GoldenGATE-Imagine opens PDF documents, extracting or rendering page images, performing OCR or decoding embedded fonts where required, and finally segmenting pages into columns, blocks, paragraphs, and lines. Afterwards, it offers a wide range of (semi-)automated tools and manual markup and editing functionality.

Tools include

  • automated document structuring, comprising
  • elimination of page headers
  • extraction of figures and tables, together with their respective captions
  • detection of footnotes
  • detection of headings and their hierarchy
  • document metadata extraction
  • detection and parsing of bibliographic references, using RefParse
  • markup of citations and linking to the corresponding bibliographic references
  • detection, atomization, and reconciliation of taxonomic names, backed by Catalog of Life, GBIF, and IPNI
  • markup of taxonomic treatments and their inner structure
  • extraction and parsing of occurrence records
  • tagging of trait terms, backed by ontologies.

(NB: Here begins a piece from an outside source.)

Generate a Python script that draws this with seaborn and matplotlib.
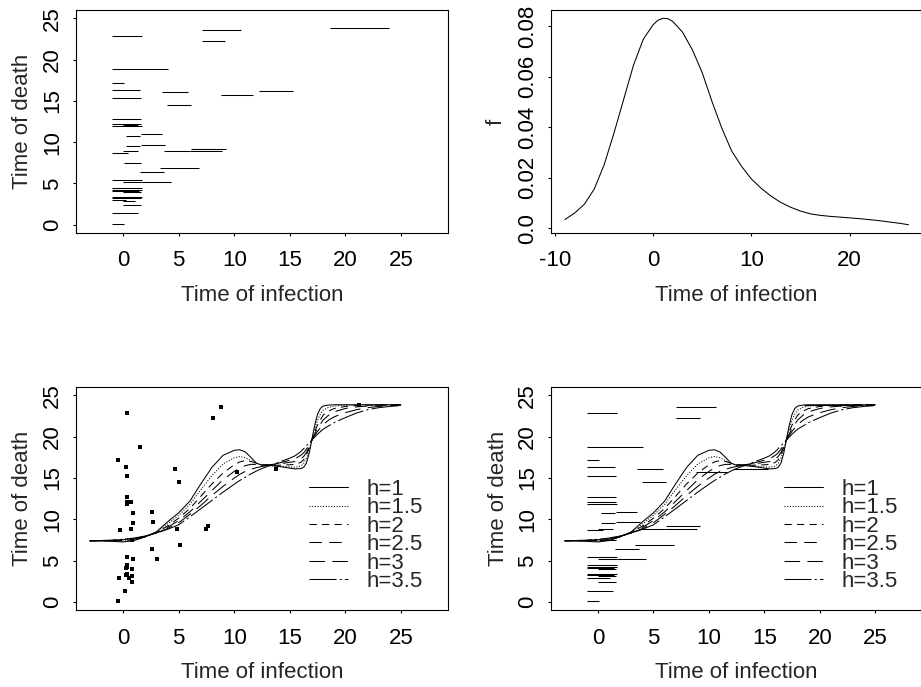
import numpy as np
import pandas as pd
import matplotlib
matplotlib.use("Agg")
import matplotlib.pyplot as plt
import seaborn as sns

# interval censored infection times (left, right) and time of death
inf_left = [-0.96, 7.07, 7.07, -0.96, -0.96, -0.96, 3.54, 8.81, 12.2, -0.96, 3.93,
            -0.96, -0.96, 0.03, -0.96, 0.24, 1.62, 0.30, 1.62, -0.96, 0.03, 3.66,
            6.12, 6.03, 0.06, 3.36, 1.50, -0.96, 0.03, 1.74, -0.96, -0.96, -0.96,
            0.03, -0.96, -0.96, 0.03, -0.96, 0.03, 0.03, -0.96, -0.96, 18.6]
inf_right = [1.68, 10.61, 9.20, 4.08, 0.12, 1.50, 5.82, 11.66, 15.3, 1.59, 6.12,
             1.59, 1.59, 1.38, 1.68, 1.56, 3.54, 1.53, 3.78, 0.42, 1.38, 6.03,
             9.23, 8.93, 1.62, 6.86, 3.66, 1.68, 1.68, 4.32, 1.74, 1.68, 1.45,
             1.59, 1.68, 1.42, 1.59, 0.30, 1.10, 1.59, 1.32, 0.12, 23.9]
death = [22.8, 23.6, 22.2, 18.8, 17.2, 16.3, 16.1, 15.7, 16.15, 15.3, 14.5,
         12.75, 12.15, 12.1, 11.9, 10.75, 10.95, 9.58, 9.7, 8.7, 8.9, 8.9,
         9.2, 8.9, 7.5, 6.85, 6.4, 5.47, 5.23, 5.23, 4.47, 4.26, 4.14,
         3.99, 3.38, 3.26, 3.22, 2.95, 2.9, 2.38, 1.41, 0.12, 23.8]

# estimated density of infection time
dens_x = [-9, -8, -7, -6, -5, -4, -3, -2, -1, 0, 0.5, 1, 1.5, 2, 3, 4, 5, 6, 7, 8,
          9, 10, 11, 12, 13, 14, 15, 16, 17, 18, 19, 20, 21, 22, 23, 24, 25, 26]
dens_f = [0.0034, 0.0060, 0.0095, 0.0155, 0.0250, 0.0375, 0.0510, 0.0645, 0.0748,
          0.0805, 0.0823, 0.0830, 0.0829, 0.0818, 0.0775, 0.0705, 0.0615, 0.0500,
          0.0395, 0.0305, 0.0245, 0.0195, 0.0158, 0.0127, 0.0102, 0.0083, 0.0068,
          0.0057, 0.0051, 0.0047, 0.0044, 0.0041, 0.0038, 0.0034, 0.0030, 0.0025,
          0.0020, 0.0014]

# smoothed regression curves for bandwidths h
curve_x = [-3, -2, -1, 0, 1, 2, 3, 4, 5, 6, 7, 8, 9, 10,
           10.5, 11, 11.5, 12, 12.5, 13,
           14, 15, 15.5, 16,
           16.25, 16.5, 16.75, 17, 17.25, 17.5, 17.75, 18,
           18.5, 19, 20, 21, 22, 23, 24, 25]
curve_h1 = [7.42, 7.40, 7.35, 7.28, 7.45, 7.9, 8.5, 9.7, 10.8, 12.2, 14.3, 16.3, 17.75, 18.35,
            18.42, 18.15, 17.5, 16.8, 16.55, 16.55,
            16.4, 16.2, 16.1, 16.15,
            16.3, 16.8, 18.0, 19.7, 21.4, 22.7, 23.4, 23.7,
            23.82, 23.85, 23.85, 23.85, 23.85, 23.85, 23.85, 23.85]
curve_h15 = [7.42, 7.42, 7.40, 7.38, 7.5, 7.9, 8.45, 9.45, 10.5, 11.8, 13.6, 15.3, 16.7, 17.45,
             17.6, 17.45, 17.1, 16.75, 16.55, 16.5,
             16.45, 16.35, 16.3, 16.45,
             16.75, 17.4, 18.4, 19.7, 21.0, 22.0, 22.7, 23.2,
             23.55, 23.7, 23.8, 23.85, 23.85, 23.85, 23.85, 23.85]
curve_h2 = [7.42, 7.43, 7.43, 7.45, 7.58, 7.9, 8.4, 9.2, 10.15, 11.3, 12.8, 14.3, 15.6, 16.6,
            16.95, 17.1, 17.0, 16.8, 16.6, 16.55,
            16.55, 16.6, 16.65, 16.9,
            17.2, 17.8, 18.7, 19.65, 20.6, 21.4, 22.0, 22.6,
            23.1, 23.4, 23.65, 23.75, 23.8, 23.82, 23.85, 23.85]
curve_h25 = [7.42, 7.44, 7.46, 7.5, 7.63, 7.93, 8.38, 9.05, 9.85, 10.9, 12.2, 13.5, 14.8, 15.8,
             16.2, 16.5, 16.65, 16.65, 16.6, 16.6,
             16.7, 16.9, 17.0, 17.3,
             17.6, 18.1, 18.8, 19.6, 20.35, 21.0, 21.5, 22.0,
             22.6, 23.0, 23.4, 23.6, 23.7, 23.8, 23.82, 23.85]
curve_h3 = [7.42, 7.45, 7.48, 7.55, 7.7, 7.96, 8.36, 8.9, 9.6, 10.6, 11.7, 12.9, 14.0, 15.0,
            15.45, 15.8, 16.05, 16.25, 16.4, 16.5,
            16.8, 17.15, 17.35, 17.75,
            18.05, 18.5, 19.0, 19.6, 20.15, 20.65, 21.05, 21.45,
            22.0, 22.4, 22.9, 23.25, 23.5, 23.65, 23.75, 23.8]
curve_h35 = [7.42, 7.45, 7.5, 7.6, 7.75, 8.0, 8.35, 8.8, 9.35, 10.3, 11.3, 12.3, 13.3, 14.25,
             14.7, 15.1, 15.5, 15.85, 16.15, 16.4,
             16.9, 17.4, 17.7, 18.2,
             18.55, 18.9, 19.25, 19.6, 19.95, 20.3, 20.6, 20.9,
             21.3, 21.7, 22.3, 22.85, 23.25, 23.5, 23.65, 23.75]

h_labels = ["h=1", "h=1.5", "h=2", "h=2.5", "h=3", "h=3.5"]
curves = [curve_h1, curve_h15, curve_h2, curve_h25, curve_h3, curve_h35]
styles = ["-", (0, (1, 1.6)), (0, (7, 5)), (0, (12, 7)), (0, (15, 7)), (0, (26, 3, 2, 3))]

ticks25 = [0, 5, 10, 15, 20, 25]

sns.set_style("ticks")
plt.rcParams["font.family"] = ["Liberation Sans", "DejaVu Sans"]
plt.rcParams["font.size"] = 16
plt.rcParams["axes.linewidth"] = 0.8
plt.rcParams["axes.unicode_minus"] = False

fig = plt.figure(figsize=(9.21, 6.87), dpi=100)
ax_tl = fig.add_axes([0.0825, 0.6608, 0.4039, 0.3246])
ax_tr = fig.add_axes([0.5983, 0.6608, 0.4030, 0.3246])
ax_bl = fig.add_axes([0.0825, 0.1114, 0.4039, 0.3253])
ax_br = fig.add_axes([0.5983, 0.1114, 0.4030, 0.3253])

mid = [(a + b) / 2 for a, b in zip(inf_left, inf_right)]


def style_axes(ax, right=True):
    for sp in ax.spines.values():
        sp.set_visible(True)
        sp.set_color("black")
        sp.set_linewidth(0.8)
    ax.spines["right"].set_visible(right)
    ax.tick_params(axis="both", direction="out", length=2.5, width=0.8,
                   colors="black", labelsize=16)
    ax.tick_params(axis="x", pad=10)
    ax.tick_params(axis="y", pad=7, labelrotation=90)
    for lab in ax.get_yticklabels():
        lab.set_va("center")
    ax.grid(False)


def draw_curves(ax):
    for lab, vals, ls in zip(h_labels, curves, styles):
        sns.lineplot(x=curve_x, y=vals, ax=ax, color="black", lw=0.75,
                     linestyle=ls, label=lab, sort=False)
    ax.legend(loc="upper left", bbox_to_anchor=(16.75, 14.9),
              bbox_transform=ax.transData, frameon=False, fontsize=16,
              handlelength=1.75, handletextpad=0.85, labelspacing=-0.115,
              borderpad=0, borderaxespad=0)


def setup_death_axes(ax, right=True):
    ax.set_xlim(-4.24, 29.24)
    ax.set_ylim(-1, 26)
    ax.set_xticks(ticks25)
    ax.set_yticks(ticks25)
    ax.set_xlabel("Time of infection", fontsize=16, labelpad=9.5)
    ax.set_ylabel("Time of death", fontsize=16, labelpad=6)
    style_axes(ax, right)


# top left: censoring intervals
ax_tl.hlines(death, inf_left, inf_right, color="black", lw=0.75)
setup_death_axes(ax_tl)

# top right: density
sns.lineplot(x=dens_x, y=dens_f, ax=ax_tr, color="black", lw=0.75)
ax_tr.set_xlim(-10.4, 27.4)
ax_tr.set_ylim(-0.0019, 0.0863)
ax_tr.set_xticks([-10, 0, 10, 20])
ax_tr.set_yticks([0, 0.02, 0.04, 0.06, 0.08])
ax_tr.set_yticklabels(["0.0", "0.02", "0.04", "0.06", "0.08"])
ax_tr.set_xlabel("Time of infection", fontsize=16, labelpad=9.5)
ax_tr.set_ylabel("f", fontsize=16, labelpad=7)
style_axes(ax_tr, right=False)

# bottom left: midpoints + curves
sns.scatterplot(x=mid, y=death, ax=ax_bl, color="black", marker="s", s=5,
                linewidth=0)
draw_curves(ax_bl)
setup_death_axes(ax_bl)

# bottom right: intervals + curves
ax_br.hlines(death, inf_left, inf_right, color="black", lw=0.75)
draw_curves(ax_br)
setup_death_axes(ax_br, right=False)

fig.savefig("out.png", dpi=100)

At any stage of document processing, users can choose to export documents as XML. As soon as document metadata is extracted and taxon names and treatments are marked, they can also export a DarwinCore Archive or upload the document to the Plazi treatment repository, which allows them to share their markup work with the public. Further, users can export tables and figures, together with their captions

Installation requirements

####REQUIRED JAVA VERSION

The program requires Java 1.6 and above, and uses the Oracle Java run time environment.

To determine your computers current Java version, do the following.

Windows: go to “Command prompt” and type in java -version.

C:\Users\Donat>java -version
java version "1.8.0_31"
Java(TM) SE Runtime Environment (build 1.8.0_31-b13)
Java HotSpot(TM) Client VM (build 25.31-b07, mixed mode)

Mac: From terminal type java /version

The program requires Java 1.6 and above, and uses the Oracle Java run time environment.

Linux:

GoldenGate is built on Java, a free, cross-platform software development environment. Java comes in a number of versions, so it is important that you install the version that GoldenGate requires: Java 7 or 8. GoldenGate can run with both the Java "JRE" (Java Runtime Environment). For instructions about running Java on your operating system, see Oracle's Installing Java page. Linux users: Unfortunately, Oracle's own pages (such as the link above) focus on commercial Linux distributions. Users of other distributions are better served by distribution-specific instructions. Special note: It is recommended to use the Oracle Java VM, this is the safest choice. The OpenJDK 7 is a good open source alternative for the Oracle JVM. Details of the Java VM can be obtained via the following command (two results displayed):

java -version
java version "1.7.0_55"
Java(TM) SE Runtime Environment (build 1.7.0_55-b13)
Java HotSpot(TM) 64-Bit Server VM (build 24.55-b03, mixed mode)

It is NOT recommended to use "OpenJDK6" (IcedTea) and "GNU Compiler for Java" (GCJ) which are shipped by several Linux distributions.

To Deploy

Download the latest release at: https://github.com/plazi/GoldenGATE-Imagine/releases

To Run

On Windows: in the directory in which GoldenGATE-Imagine has been installed double-click GgImagine.exe

On Mac and Linux from the command line in the directory in which GoldenGATE-Imagine has been installed, run GGgImagine.sh or run java -jar GgImagineStarter.jar

Consult the User Manual for further instructions.